Saudi bank: ‘give Lebanon the benefit of the doubt’

One of Saudi Arabia’s largest banks invited investors to look afresh at Lebanon on Friday, saying that prices have fallen to attractive levels and the economy was resilient.

“Lebanon should be given the benefit of the doubt. The currency is well defended and bond yields are high at 11-14 percent. There are plenty of investment vehicles in the country,” said Brad Bourland, chief economist at the Saudi American Bank.

A series of international reports this month cast doubt on Lebanon’s ability to control a $19 billion public debt and mounting concern over its currency and banking system.

Bourland agrees that the public debt is sizeable, at more than $5,000 per head, $1,000 more than per capita GDP, for the population of 3.7 million.

However, he points to a track record of dealing with pressure and potential for growth.

“The Bank of Lebanon has an unblemished history for managing this large load. The bulk of this debt was raised internally or without resort to foreign commercial sources.
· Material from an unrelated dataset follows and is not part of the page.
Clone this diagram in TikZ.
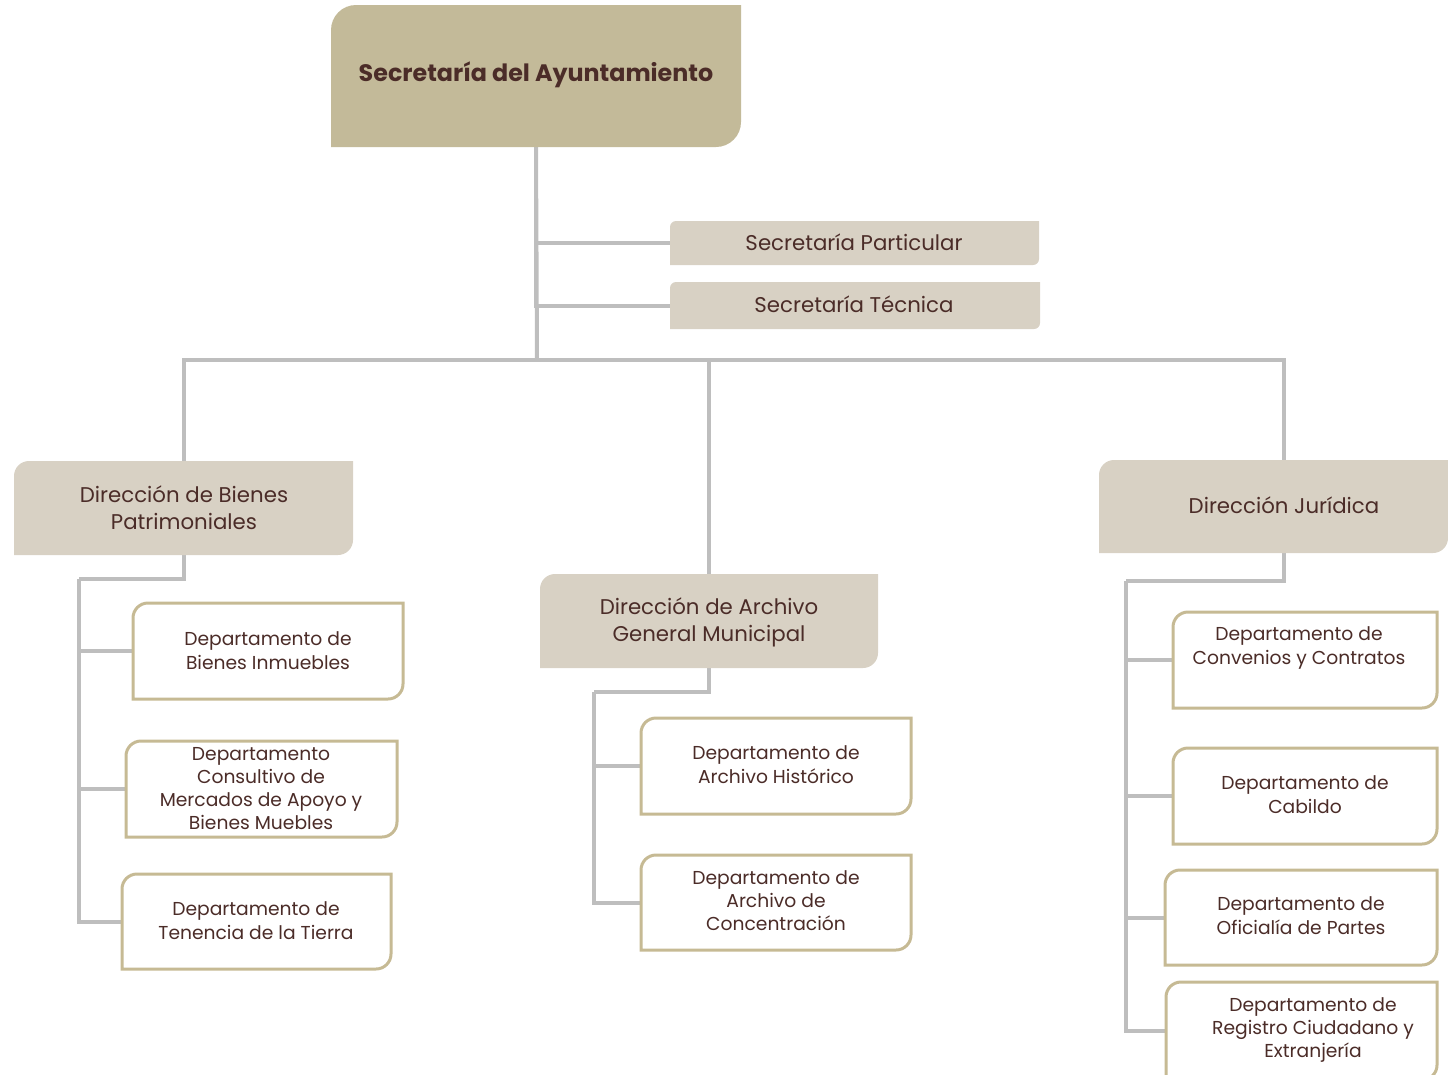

The current government is looking beyond deficit-financing of reconstruction to debt and deficit control,” Bourland wrote.

He cited GDP doubling since 1993 to $16.1 billion last year, the interest rate differential with the dollar narrowing by half to 6 percent, gross foreign reserves that cover 11 months of imports, and bank deposits at nearly double the GDP.

“If the government is successful in controlling its deficits and appetite to borrow, and regional peace initiatives advance, Lebanon’s banks will be in a strong position to expand and facilitate foreign investment,” he said.

He said Lebanese expatriates turned to their country after the Asian crisis because it was less volatile at the time. The Saudis, he added, also had a natural affinity for Lebanon.

Openness, geography, friendships and nostalgia combined to make Lebanon a major recipient of Saudi investment after the civil war. Saudi Arabia came to the defense of the Lebanese pound at the end of 1997 by depositing $400 million with the Central Bank.

Billionaire Khaled Bin Mahfouz bought Credit Libanais, one of Lebanon’s top 10 banks, and Saudi Prince

Al waleed bin Talal is investing more than $350 million in Beirut hotels. (Reuters)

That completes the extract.